Fri, Jan 18, 2013 - Page 9 News List

Aid to developing countries can work

Far from creating dependency, strategic assistance from the West can help developing countries to help themselves

By Larry Elliott  /  The Guardian

Whereas Labour favored general budget support for poor countries — giving governments more control over their own spending — the coalition has preferred to finance specific projects.

Greening has insisted that a minister must sign off spending on any development project costing more than £5 million (US$8 million) rather than the previous limit of £40 million. She has announced the end of UK aid to India; stopped money for Rwanda amid evidence that it has been used to finance rebel forces in the Democratic Republic of the Congo; and has suspended all direct aid to Uganda after reports of misuse. This would appear to be the zero-tolerance approach the aid skeptics are urging. Certainly, it is hardly consistent with the lurid stories of the DFID sitting idly by while taxpayers’ money is being siphoned off into numerous Swiss bank accounts.

However, corruption is not going to be tackled simply by turning off the flow of official Western assistance. It will also require action against tax havens, against the arms trade and against multinational companies guilty of bribery. The aid skeptics tend to be far less vociferous about these issues.

Third, there is plenty of evidence to show aid is working. The charity One has compiled a list of 14 African countries — including Ethiopia, Tanzania, Malawi and Senegal — that shared characteristics in the period after 2000: They qualified for debt relief; they were not dependent on extractive industries; they were not embroiled in civil conflict.

On average, in these countries aid flows increased threefold between 2000 and 2010, but there was no sign that official assistance crowded out private investment.
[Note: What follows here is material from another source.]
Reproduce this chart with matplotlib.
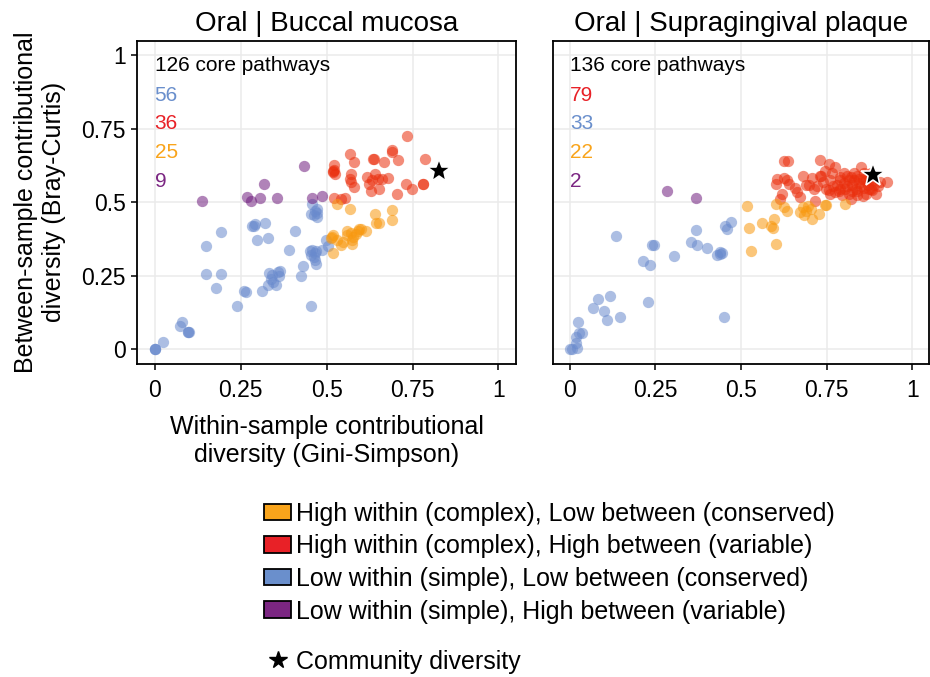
import matplotlib
matplotlib.use('Agg')
import matplotlib.pyplot as plt
from matplotlib.patches import Patch
from matplotlib.lines import Line2D

plt.rcParams['font.family'] = ['Liberation Sans', 'DejaVu Sans']

# group colours (legend / count text) and point colours
GROUP_COLORS = {
    "hl": "#F9A41B",   # high within, low between
    "hh": "#E82127",   # high within, high between
    "ll": "#6A8FCC",   # low within, low between
    "lh": "#7B2682",   # low within, high between
}
POINT_COLORS = {
    "hl": "#F8980E",
    "hh": "#EA2E0C",
    "ll": "#698ACD",
    "lh": "#701E7F",
}
LEGEND_LABELS = {
    "hl": "High within (complex), Low between (conserved)",
    "hh": "High within (complex), High between (variable)",
    "ll": "Low within (simple), Low between (conserved)",
    "lh": "Low within (simple), High between (variable)",
}

# ---- Buccal mucosa: (within, between) per pathway ----
buccal_ll = [(0.0, 0.0), (0.002, 0.0), (0.0, 0.0), (0.024, 0.025), (0.073, 0.081), (0.079, 0.092),
             (0.096, 0.059), (0.098, 0.059), (0.1, 0.06), (0.15, 0.256), (0.15, 0.353), (0.178, 0.209),
             (0.194, 0.40), (0.194, 0.256), (0.239, 0.149), (0.261, 0.2), (0.266, 0.194),
             (0.282, 0.419), (0.288, 0.42), (0.293, 0.426), (0.298, 0.371), (0.311, 0.2),
             (0.322, 0.431), (0.329, 0.378), (0.329, 0.218), (0.334, 0.259), (0.338, 0.24),
             (0.341, 0.254), (0.345, 0.23), (0.352, 0.22), (0.36, 0.262), (0.362, 0.25),
             (0.365, 0.265), (0.392, 0.338), (0.409, 0.404), (0.426, 0.25), (0.431, 0.284),
             (0.453, 0.334), (0.455, 0.32), (0.459, 0.338), (0.462, 0.315), (0.466, 0.304),
             (0.466, 0.327), (0.468, 0.29), (0.47, 0.335), (0.456, 0.149), (0.459, 0.496),
             (0.471, 0.479), (0.463, 0.457), (0.455, 0.46), (0.466, 0.47), (0.471, 0.463),
             (0.471, 0.451), (0.486, 0.338), (0.498, 0.372), (0.505, 0.35)]
buccal_hh = [(0.735, 0.727), (0.568, 0.665), (0.579, 0.637), (0.635, 0.646), (0.637, 0.646),
             (0.689, 0.677), (0.691, 0.671), (0.667, 0.637), (0.708, 0.643), (0.787, 0.646),
             (0.522, 0.626), (0.519, 0.605), (0.524, 0.597), (0.52, 0.603), (0.521, 0.61),
             (0.57, 0.597), (0.568, 0.581), (0.571, 0.569), (0.58, 0.552), (0.619, 0.586),
             (0.64, 0.597), (0.624, 0.563), (0.65, 0.581), (0.63, 0.539), (0.653, 0.547),
             (0.679, 0.584), (0.66, 0.58), (0.732, 0.564), (0.749, 0.545), (0.78, 0.564),
             (0.781, 0.564), (0.706, 0.528), (0.521, 0.516), (0.553, 0.516), (0.543, 0.51),
             (0.632, 0.575)]
buccal_hl = [(0.529, 0.496), (0.568, 0.476), (0.642, 0.46), (0.645, 0.431), (0.653, 0.429),
             (0.689, 0.474), (0.691, 0.44), (0.519, 0.389), (0.515, 0.381), (0.558, 0.404),
             (0.572, 0.395), (0.577, 0.381), (0.595, 0.411), (0.592, 0.404), (0.614, 0.401),
             (0.587, 0.393), (0.542, 0.355), (0.548, 0.364), (0.575, 0.359), (0.573, 0.372),
             (0.519, 0.327), (0.529, 0.372), (0.512, 0.38), (0.56, 0.39), (0.6, 0.41)]
buccal_lh = [(0.137, 0.503), (0.268, 0.519), (0.279, 0.503), (0.307, 0.515), (0.317, 0.561),
             (0.355, 0.515), (0.434, 0.622), (0.459, 0.515), (0.488, 0.522)]
buccal_star = (0.827, 0.605)

# ---- Supragingival plaque ----
plaque_ll = [(0.0, 0.0), (0.005, 0.0), (0.02, 0.005), (0.017, 0.02), (0.019, 0.042), (0.026, 0.056),
             (0.036, 0.054), (0.024, 0.094), (0.068, 0.141), (0.081, 0.171), (0.118, 0.18),
             (0.101, 0.13), (0.109, 0.099), (0.147, 0.11), (0.135, 0.386), (0.215, 0.301),
             (0.233, 0.287), (0.228, 0.16), (0.241, 0.356), (0.246, 0.356), (0.304, 0.316),
             (0.353, 0.364), (0.372, 0.356), (0.368, 0.406), (0.402, 0.345), (0.43, 0.321),
             (0.438, 0.33), (0.445, 0.327), (0.44, 0.325), (0.451, 0.11), (0.454, 0.42),
             (0.46, 0.408), (0.472, 0.434)]
plaque_hh = [(0.625, 0.640), (0.638, 0.640), (0.732, 0.643), (0.758, 0.631), (0.775, 0.620),
             (0.605, 0.581), (0.625, 0.584), (0.601, 0.561), (0.641, 0.561), (0.619, 0.528),
             (0.614, 0.510), (0.663, 0.536), (0.672, 0.519), (0.657, 0.550), (0.707, 0.584),
             (0.731, 0.588), (0.721, 0.556), (0.712, 0.547), (0.748, 0.547), (0.760, 0.528),
             (0.757, 0.541), (0.717, 0.505), (0.741, 0.570), (0.700, 0.560), (0.780, 0.560),
             (0.790, 0.575), (0.800, 0.565), (0.810, 0.555), (0.820, 0.585), (0.830, 0.575),
             (0.840, 0.590), (0.785, 0.540), (0.795, 0.525), (0.805, 0.545), (0.815, 0.530),
             (0.825, 0.560), (0.835, 0.545), (0.845, 0.565), (0.850, 0.620), (0.855, 0.580),
             (0.860, 0.550), (0.865, 0.530), (0.870, 0.560), (0.875, 0.575), (0.880, 0.545),
             (0.884, 0.541), (0.890, 0.560), (0.895, 0.530), (0.900, 0.555), (0.905, 0.570),
             (0.927, 0.569), (0.770, 0.555), (0.775, 0.535), (0.790, 0.585), (0.810, 0.590),
             (0.825, 0.540), (0.840, 0.525), (0.850, 0.555), (0.860, 0.600), (0.870, 0.590),
             (0.765, 0.600), (0.745, 0.605), (0.735, 0.590), (0.690, 0.560), (0.680, 0.590),
             (0.820, 0.510), (0.840, 0.540), (0.855, 0.520), (0.800, 0.600), (0.815, 0.575),
             (0.830, 0.600), (0.790, 0.545), (0.760, 0.575), (0.875, 0.545), (0.865, 0.575),
             (0.845, 0.580), (0.880, 0.600), (0.890, 0.575), (0.635, 0.575)]
plaque_hl = [(0.517, 0.488), (0.523, 0.412), (0.53, 0.333), (0.562, 0.431), (0.588, 0.419),
             (0.593, 0.412), (0.596, 0.445), (0.601, 0.359), (0.601, 0.493), (0.627, 0.485),
             (0.634, 0.471), (0.671, 0.468), (0.68, 0.485), (0.695, 0.487), (0.704, 0.476),
             (0.707, 0.445), (0.727, 0.462), (0.685, 0.457), (0.746, 0.49), (0.748, 0.49),
             (0.804, 0.496), (0.69, 0.47)]
plaque_lh = [(0.285, 0.539), (0.37, 0.516)]
plaque_star = (0.887, 0.594)

PANELS = [
    ("Oral | Buccal mucosa", {"ll": buccal_ll, "hh": buccal_hh, "hl": buccal_hl, "lh": buccal_lh},
     buccal_star),
    ("Oral | Supragingival plaque", {"hh": plaque_hh, "ll": plaque_ll, "hl": plaque_hl, "lh": plaque_lh},
     plaque_star),
]

fig = plt.figure(figsize=(9.3, 6.77), dpi=100)
ax_left = fig.add_axes([0.1478, 0.4623, 0.4067, 0.4776])
ax_right = fig.add_axes([0.5943, 0.4623, 0.4049, 0.4776])

ticks = [0, 0.25, 0.5, 0.75, 1]
tick_labels = ["0", "0.25", "0.5", "0.75", "1"]

for ax, (title, groups, star) in zip([ax_left, ax_right], PANELS):
    ax.set_xlim(-0.05, 1.05)
    ax.set_ylim(-0.05, 1.05)
    ax.set_xticks(ticks)
    ax.set_xticklabels(tick_labels)
    ax.set_yticks(ticks)
    ax.set_yticklabels(tick_labels)
    ax.grid(True, color="#EBEBEB", linewidth=1.1)
    ax.set_axisbelow(True)
    for sp in ax.spines.values():
        sp.set_linewidth(1.3)
        sp.set_color("black")
    ax.tick_params(length=4.5, width=1.1, labelsize=16.5, pad=4)
    ax.tick_params(axis="x", pad=6)
    ax.set_title(title, fontsize=20, pad=7)

    for key, pts in groups.items():
        xs = [p[0] for p in pts]
        ys = [p[1] for p in pts]
        ax.scatter(xs, ys, s=66, color=POINT_COLORS[key], alpha=0.55, linewidths=0, zorder=3)

    ax.plot([star[0]], [star[1]], marker="*", ms=18, color="black", mec="white", mew=1.2,
            linestyle="none", zorder=5)

    # counts annotation
    total = sum(len(p) for p in groups.values())
    ax.text(0, 0.966, f"{total} core pathways", fontsize=15, va="center", ha="left", zorder=6)
    for i, (key, pts) in enumerate(groups.items()):
        ax.text(0, 0.865 - 0.098 * i, str(len(pts)), fontsize=15, va="center", ha="left",
                color=GROUP_COLORS[key], zorder=6)

ax_right.tick_params(axis="y", left=False, labelleft=False)

ax_left.set_ylabel("Between-sample contributional\ndiversity (Bray-Curtis)", fontsize=18, labelpad=11)
ax_left.set_xlabel("Within-sample contributional\ndiversity (Gini-Simpson)", fontsize=18, labelpad=10)

# legend
order = ["hl", "hh", "ll", "lh"]
handles = [Patch(facecolor=GROUP_COLORS[k], edgecolor="black", linewidth=1.3) for k in order]
fig.legend(handles, [LEGEND_LABELS[k] for k in order], loc="upper left",
           bbox_to_anchor=(264 / 930, 1 - 502 / 677), frameon=False, fontsize=18,
           handlelength=1.08, handleheight=0.64, handletextpad=0.2, labelspacing=0.34,
           borderpad=0, borderaxespad=0)
star_handle = Line2D([], [], marker="*", color="black", ms=13, linestyle="none")
fig.legend([star_handle], ["Community diversity"], loc="upper left",
           bbox_to_anchor=(264 / 930, 1 - 650 / 677), frameon=False, fontsize=18,
           handlelength=1.08, handletextpad=0.2, borderpad=0, borderaxespad=0)

fig.savefig("out.png", dpi=100)
plt.close(fig)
Far from it, foreign direct investment increased fourfold over the same period. Growth averaged 5.5 percent between 2000 and 2011, an impressive performance given the meltdown in the global economy that followed the financial crisis of 2007.

In 2002, there were 300,000 people receiving HIV/AIDS medicine; today the number exceeds 8 million. As a result of international aid efforts, the number of Africans with access to a bed net has increased from 3 percent to 50 percent in a decade. Spending on vaccines, bed nets and nutrition has meant child mortality in sub-Saharan countries has dropped by 41 percent. Education is seen — rightly — as the key to competing in the global economy, and over the past decade 51 million more children are in primary school because of the resources provided by debt relief and aid.

The DFID funds a scheme in Sierra Leone called “Making it Happen,” where skilled health workers from Britain share their expertise with doctors, nurses and midwives in an attempt to reduce high levels of infant and child mortality.

Far from creating a dependency culture, this is an example of “smart aid”: the provision of know-how and best practice that will help Sierra Leone help itself. There are similar UK government initiatives to sponsor technology transfer and to boost private sector investment in infrastructure.

All these seem worthy uses for the £0.70 in every £100 of national income the British government allocates to help countries far less fortunate than our own.

It is certainly strange that the government is making life more difficult for poor people in the UK at the same time it is trying to improve the lot of even poorer people in the rest of the world.